Last night, I spoke at OWASP Ireland's meeting in Dublin about the previously discussed Software (Security) Assurance Maturity Model (SAMM).

Partial screen capture from the title slide from my presentation on the Software (Security) Assurance Maturity Model (SAMM) to OWASP Ireland, 23rd July 2009

My presentation defined what software assurance, and in particular software security assurance, are, and why they are needed for complex software quality aspects. I also discussed what a maturity model is and how SAMM fits in with other business, project management, IT and software development maturity models. Moving onto SAMM, we reviewed the structure and how it may be used in software development teams and businesses to measure the current capability, act as a benchmark and help in building out a software security assurance programme.

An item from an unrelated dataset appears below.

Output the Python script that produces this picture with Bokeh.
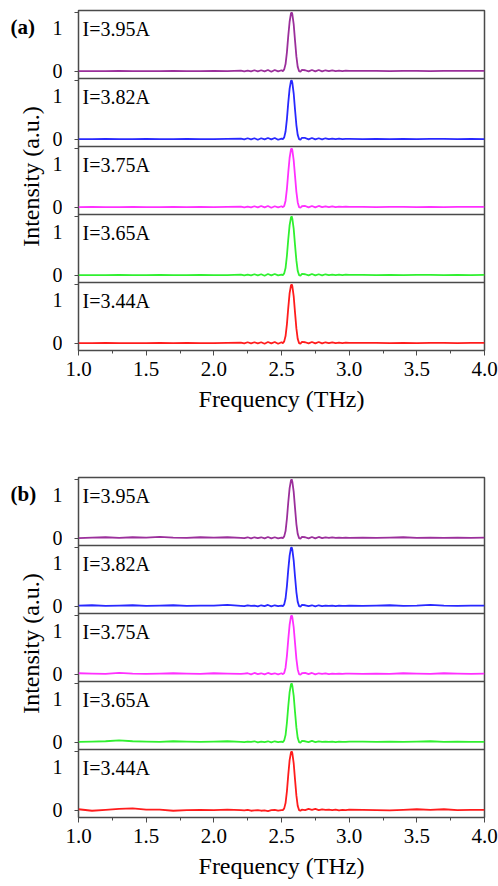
import math
from bokeh.plotting import figure
from bokeh.models import Range1d, FixedTicker, Label, Span
from bokeh.layouts import column, row
from bokeh.core.properties import value
from bokeh.embed import file_html
from bokeh.resources import INLINE

# ---------------- data ----------------
freq = [1.0, 1.1, 1.2, 1.3, 1.4, 1.5, 1.6, 1.7, 1.8, 1.9, 2.0, 2.1, 2.2,
        2.225, 2.25, 2.275, 2.3, 2.325, 2.35, 2.375, 2.4, 2.425, 2.45, 2.475, 2.5,
        2.51, 2.52, 2.53, 2.54, 2.55, 2.56, 2.57, 2.575, 2.58, 2.59, 2.60, 2.61, 2.62, 2.63, 2.64, 2.65,
        2.675, 2.7, 2.725, 2.75, 2.775, 2.8, 2.825, 2.85, 2.875, 2.9, 2.925, 2.95, 2.975, 3.0,
        3.1, 3.2, 3.3, 3.4, 3.5, 3.6, 3.7, 3.8, 3.9, 4.0]

currents = ["I=3.95A", "I=3.82A", "I=3.75A", "I=3.65A", "I=3.44A"]
colors = ["#9b2f9b", "#2828ff", "#ff30ff", "#30f030", "#ff1c1c"]

# panel (a)
a_395 = [0.0, 0.0, 0.0, 0.005, 0.0, 0.0, 0.0, 0.005, 0.0, 0.0, 0.005, 0.0, 0.01,
         -0.005, 0.01, -0.005, 0.015, -0.005, 0.015, -0.005, 0.02, -0.01, 0.02, -0.005, 0.015,
         0.0, 0.03, 0.12, 0.32, 0.6, 0.84, 0.98, 1.0, 0.97, 0.8, 0.52, 0.25, 0.07, 0.0, -0.01, 0.02,
         0.015, -0.005, 0.02, -0.005, 0.02, -0.005, 0.015, 0.0, 0.015, 0.0, 0.01, 0.0, 0.01, 0.005,
         0.005, 0.005, 0.0, 0.005, 0.005, 0.0, 0.005, 0.005, 0.005, 0.005]
a_382 = [0.0, 0.0, 0.005, 0.0, 0.0, 0.005, 0.0, 0.0, 0.005, 0.0, 0.0, 0.005, 0.01,
         -0.005, 0.015, -0.005, 0.015, -0.01, 0.015, -0.005, 0.02, -0.005, 0.02, -0.01, 0.01,
         0.0, 0.03, 0.13, 0.34, 0.62, 0.86, 0.99, 1.0, 0.96, 0.78, 0.5, 0.24, 0.07, 0.0, -0.01, 0.02,
         0.02, -0.005, 0.02, -0.005, 0.015, -0.005, 0.015, 0.0, 0.01, 0.0, 0.01, 0.0, 0.005, 0.005,
         0.0, 0.005, 0.0, 0.005, 0.0, 0.005, 0.005, 0.0, 0.005, 0.0]
a_375 = [0.0, 0.005, 0.0, 0.0, 0.005, 0.0, 0.0, 0.005, 0.0, 0.005, 0.0, 0.005, 0.01,
         -0.005, 0.01, -0.005, 0.015, -0.005, 0.02, -0.005, 0.02, -0.01, 0.015, -0.005, 0.015,
         0.0, 0.02, 0.11, 0.31, 0.59, 0.84, 0.98, 1.0, 0.97, 0.8, 0.53, 0.26, 0.08, 0.0, -0.01, 0.015,
         0.02, -0.005, 0.02, -0.005, 0.02, 0.0, 0.015, 0.0, 0.015, 0.0, 0.01, 0.005, 0.01, 0.005,
         0.005, 0.0, 0.005, 0.005, 0.0, 0.005, 0.0, 0.005, 0.005, 0.005]
a_365 = [0.0, 0.0, 0.0, 0.005, 0.0, 0.0, 0.005, 0.0, 0.0, 0.005, 0.0, 0.0, 0.01,
         -0.005, 0.01, -0.005, 0.015, -0.005, 0.015, -0.01, 0.02, -0.005, 0.02, -0.005, 0.01,
         0.0, 0.03, 0.12, 0.33, 0.61, 0.85, 0.98, 1.0, 0.96, 0.79, 0.51, 0.25, 0.07, 0.0, -0.01, 0.02,
         0.015, -0.005, 0.02, -0.005, 0.015, -0.005, 0.015, 0.0, 0.01, 0.0, 0.01, 0.0, 0.01, 0.005,
         0.005, 0.0, 0.005, 0.0, 0.005, 0.005, 0.0, 0.005, 0.0, 0.005]
a_344 = [0.0, 0.0, 0.005, 0.0, 0.0, 0.0, 0.005, 0.0, 0.005, 0.0, 0.0, 0.005, 0.01,
         -0.005, 0.015, -0.005, 0.015, -0.005, 0.015, -0.01, 0.02, -0.005, 0.02, -0.01, 0.015,
         0.0, 0.03, 0.12, 0.32, 0.6, 0.85, 0.98, 1.0, 0.97, 0.8, 0.52, 0.25, 0.07, 0.0, -0.01, 0.02,
         0.015, -0.005, 0.02, -0.005, 0.02, -0.005, 0.015, 0.0, 0.015, 0.0, 0.01, 0.0, 0.01, 0.005,
         0.005, 0.005, 0.0, 0.005, 0.0, 0.005, 0.005, 0.0, 0.005, 0.005]

# panel (b)
b_395 = [0.0, 0.01, 0.015, 0.005, 0.015, 0.01, 0.02, 0.01, 0.005, 0.015, 0.01, 0.015, 0.005,
         0.0, 0.015, -0.005, 0.015, 0.0, 0.015, -0.005, 0.02, -0.005, 0.015, -0.005, 0.01,
         0.0, 0.03, 0.12, 0.33, 0.61, 0.85, 0.98, 1.0, 0.96, 0.79, 0.51, 0.24, 0.07, 0.0, -0.01, 0.02,
         0.015, -0.005, 0.02, -0.005, 0.02, 0.0, 0.015, 0.005, 0.015, 0.005, 0.01, 0.005, 0.01, 0.005,
         0.01, 0.005, 0.01, 0.015, 0.005, 0.01, 0.005, 0.01, 0.005, 0.01]
b_382 = [0.01, 0.015, 0.005, 0.01, 0.015, 0.005, 0.01, 0.015, 0.005, 0.01, 0.01, 0.02, 0.005,
         0.0, 0.015, 0.005, 0.01, -0.005, 0.015, 0.0, 0.02, -0.005, 0.015, 0.0, 0.01,
         0.0, 0.03, 0.13, 0.34, 0.62, 0.86, 0.99, 1.0, 0.96, 0.78, 0.5, 0.24, 0.07, 0.0, -0.01, 0.02,
         0.015, 0.0, 0.015, -0.005, 0.015, 0.0, 0.01, 0.005, 0.01, 0.0, 0.01, 0.005, 0.005, 0.01,
         0.005, 0.01, 0.015, 0.005, 0.01, 0.02, 0.01, 0.005, 0.01, 0.01]
b_375 = [0.015, 0.01, 0.005, 0.02, 0.01, 0.005, 0.01, 0.015, 0.01, 0.005, 0.015, 0.01, 0.005,
         0.01, 0.015, -0.005, 0.02, 0.0, 0.015, -0.005, 0.02, 0.0, 0.015, -0.005, 0.015,
         0.0, 0.02, 0.11, 0.31, 0.59, 0.84, 0.98, 1.0, 0.97, 0.8, 0.53, 0.26, 0.08, 0.0, -0.01, 0.015,
         0.02, 0.0, 0.02, -0.005, 0.015, 0.005, 0.015, 0.0, 0.01, 0.005, 0.01, 0.005, 0.01, 0.01,
         0.005, 0.01, 0.005, 0.015, 0.01, 0.005, 0.015, 0.01, 0.005, 0.01]
b_365 = [0.005, 0.01, 0.015, 0.03, 0.015, 0.01, 0.005, 0.015, 0.01, 0.005, 0.01, 0.015, 0.005,
         0.0, 0.01, 0.005, 0.015, -0.005, 0.01, 0.0, 0.015, -0.005, 0.015, 0.0, 0.01,
         0.0, 0.03, 0.12, 0.33, 0.61, 0.85, 0.98, 1.0, 0.96, 0.79, 0.51, 0.25, 0.07, 0.0, -0.01, 0.02,
         0.015, 0.0, 0.02, 0.0, 0.015, 0.005, 0.01, 0.005, 0.01, 0.0, 0.01, 0.005, 0.005, 0.01,
         0.01, 0.005, 0.01, 0.005, 0.01, 0.015, 0.005, 0.01, 0.005, 0.005]
b_344 = [0.015, -0.01, 0.005, 0.02, 0.03, 0.01, 0.01, -0.01, 0.0, 0.005, 0.0, 0.01, 0.0,
         -0.005, 0.005, -0.01, -0.005, 0.0, -0.01, -0.005, -0.015, 0.0, 0.005, -0.01, 0.0,
         0.0, 0.03, 0.12, 0.32, 0.6, 0.85, 0.98, 1.0, 0.97, 0.8, 0.52, 0.25, 0.07, 0.0, -0.01, 0.01,
         0.0, 0.02, 0.005, 0.02, 0.0, 0.015, 0.005, 0.01, 0.0, 0.01, -0.005, 0.005, 0.0, 0.01,
         0.005, 0.0, -0.005, 0.005, 0.015, 0.005, 0.015, 0.0, 0.005, 0.005]

panel_a = [a_395, a_382, a_375, a_365, a_344]
panel_b = [b_395, b_382, b_375, b_365, b_344]

x_ticks = [1.0, 1.5, 2.0, 2.5, 3.0, 3.5, 4.0]
x_minor = [1.25, 1.75, 2.25, 2.75, 3.25, 3.75]
x_tick_labels = ["1.0", "1.5", "2.0", "2.5", "3.0", "3.5", "4.0"]
y_tick_values = [0, 1]
y_tick_labels = ["0", "1"]

# ---------------- layout constants ----------------
FONT = "Liberation Serif"
STRIP_W = 62          # left strip: y tick labels, panel tag, y title
MAIN_W = 498 - STRIP_W
FRAME_W = 406
FRAME_H = 340
MAIN_LEFT = 78 - STRIP_W
N = len(currents)
LO, HI = -0.125, 1.03125
H = HI - LO
PX = FRAME_H / (N * H)      # pixels per intensity unit
AXIS_COL = "#4a4a4a"
TICK_Y = [k * H + v for k in range(N) for v in y_tick_values]


def left_strip(tag, top, bottom):
    s = figure(width=STRIP_W, height=top + FRAME_H + bottom, output_backend="svg",
               toolbar_location=None, x_axis_location=None, y_axis_location=None,
               x_range=Range1d(0, STRIP_W), y_range=Range1d(LO, LO + N * H),
               min_border_left=0, min_border_right=0,
               min_border_top=top, min_border_bottom=bottom)
    s.grid.visible = False
    s.outline_line_color = None
    ymax = LO + N * H
    lab_y = [k * H + (0.01 if v == 0 else 0.742) for k in range(N) for v in y_tick_values]
    lab_t = [y_tick_labels[j] for k in range(N) for j in range(len(y_tick_values))]
    s.text(x=[STRIP_W] * len(lab_y), y=lab_y, text=lab_t,
           text_font=value(FONT), text_font_size="20px", text_align="right",
           text_baseline="alphabetic", text_color="black")
    s.text(x=[10], y=[ymax - 16 / PX], text=[tag], text_font=value(FONT),
           text_font_size="21px", text_font_style="bold",
           text_baseline="alphabetic", text_color="black")
    s.text(x=[30], y=[LO + N * H / 2 + 4 / PX], text=["Intensity (a.u.)"],
           angle=math.pi / 2, text_font=value(FONT), text_font_size="24px",
           text_align="center", text_baseline="alphabetic", text_color="black")
    return s


def main_panel(series, top, bottom):
    p = figure(width=MAIN_W, height=top + FRAME_H + bottom, output_backend="svg",
               toolbar_location=None,
               x_range=Range1d(1.0, 4.0), y_range=Range1d(LO, LO + N * H),
               min_border_left=MAIN_LEFT, min_border_right=MAIN_W - MAIN_LEFT - FRAME_W,
               min_border_top=top, min_border_bottom=bottom)
    p.grid.visible = False
    p.outline_line_color = AXIS_COL
    p.outline_line_width = 1.5

    xa = p.xaxis[0]
    xa.ticker = FixedTicker(ticks=x_ticks, minor_ticks=x_minor)
    xa.major_label_overrides = dict(zip(x_ticks, x_tick_labels))
    xa.axis_line_color = None
    xa.major_tick_line_color = AXIS_COL
    xa.minor_tick_line_color = AXIS_COL
    xa.major_tick_in = 0
    xa.major_tick_out = 5
    xa.minor_tick_in = 0
    xa.minor_tick_out = 3
    xa.major_label_standoff = 6
    xa.major_label_text_font = FONT
    xa.major_label_text_font_size = "21px"
    xa.major_label_text_color = "black"
    xa.axis_label = "Frequency (THz)"
    xa.axis_label_text_font = FONT
    xa.axis_label_text_font_size = "24px"
    xa.axis_label_text_font_style = "normal"
    xa.axis_label_text_color = "black"
    xa.axis_label_standoff = 7

    # y axis: only the small outward tick marks at 0 and 1 of every sub-panel
    ya = p.yaxis[0]
    ya.ticker = FixedTicker(ticks=[], minor_ticks=TICK_Y)
    ya.axis_line_color = None
    ya.major_tick_line_color = None
    ya.minor_tick_line_color = AXIS_COL
    ya.minor_tick_in = 0
    ya.minor_tick_out = 4
    ya.major_label_standoff = 0

    for i, (vals, cur, col) in enumerate(zip(series, currents, colors)):
        k = N - 1 - i
        name = f"s{k}"
        p.extra_y_ranges[name] = Range1d(LO - k * H, LO - k * H + N * H)
        p.line(freq, vals, y_range_name=name, line_color=col, line_width=1.8)
        p.add_layout(Label(x=1.03, y=0.71, y_range_name=name, text=cur,
                           text_font=FONT, text_font_size="20px",
                           text_color="black", text_baseline="alphabetic"))
        if k > 0:
            p.add_layout(Span(location=LO + k * H, dimension="width",
                              line_color=AXIS_COL, line_width=1.5))
    return p


TOP_A, BOT_A = 10, 75
TOP_B, BOT_B = 52, 69
panel_a_row = row(left_strip("(a)", TOP_A, BOT_A), main_panel(panel_a, TOP_A, BOT_A), spacing=0)
panel_b_row = row(left_strip("(b)", TOP_B, BOT_B), main_panel(panel_b, TOP_B, BOT_B), spacing=0)

layout = column(panel_a_row, panel_b_row, spacing=0)
open("out.html", "w").write(file_html(layout, INLINE))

There's been some discussion about applying SAMM on the SAMM mailing list, but it was good to chat with other people about their experiences and ideas to help organisations build better (more secure) software. The evening continued with an interesting talk on Niall Jordan on "Evading SQL Injection Detection Through Encoding", and then off to the nearest (almost adjacent) pub for further lively discussion and debate.

Oh, and a reminder... the Ireland chapter have organised OWASP Ireland AppSec 2009 Conference on 10 September 2009. With two tracks of application security related presentations from excellent speakers, I think it's going to be well worth attending.